Pour faire bonne mesure, les vins de pays vont devenir des IGP (comme les AOC aujourd’hui). S’appliqueront à eux le système des ODG, des OC (organisme de contrôle), des OI (organisme d’inspection), même si des assouplissements se négocieront certainement avec l’INAO. Que sera l’agrément des vins de pays ? En tout cas, leurs cahiers des charges répondront à un formalisme plus lourd (modifications entérinées aux niveaux français et communautaire). « Tout ceci ne va pas dans le sens de la réactivité propre aux vins de pays » notent les représentants de la filière. Leur crainte ? Qu’un fort transfert se réalise vers les vins sans IG avec mention de cépage, même si les défenseurs des vins de pays vont demander que soit « musclé » l’agrément de ses vins sans IG « pour maintenir un niveau qualitatif assez élevé ». En face d’eux cependant, il y a la profession des négociants qui, visiblement, « souhaitent un minimum de contraintes ». Conclusion : ce sera compliqué !

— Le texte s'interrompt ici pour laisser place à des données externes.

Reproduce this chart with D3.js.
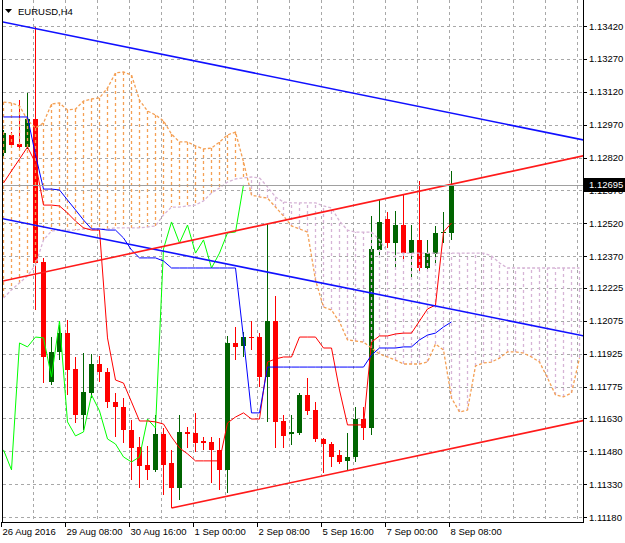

* Enveloppes nationales : ce sont les enveloppes que l’Europe, dès le 1er août 2008, va mettre à disposition des Etats membres pour les aider à s’adapter au nouveau régime. Car la Commission a pris l’engagement que la nouvelle OCM fonctionnerait à « budget constant » – 1,5 milliard d’€ par an – par rapport à l’ancien format. Pour 2008-2009, l’enveloppe française est fixée à 172 millions d’€. Ce montant est prévu d’aller crescendo. L’argent devra servir à financer une dizaine de mesures, à charge pour chaque Etat membres d’effectuer les arbitrages internes, entre distillations, restructuration du vignoble, communication, aides aux entreprises… Dans ce cadre-là, sans doute la région délimitée Cognac aura-t-elle des arguments à faire valoir, elle qui doit s’adapter, « sur le grill », à un nouveau régime (pour mémoire, la distillation de retrait article 28 coûtait à l’Europe environ 10 millions d’€ par an).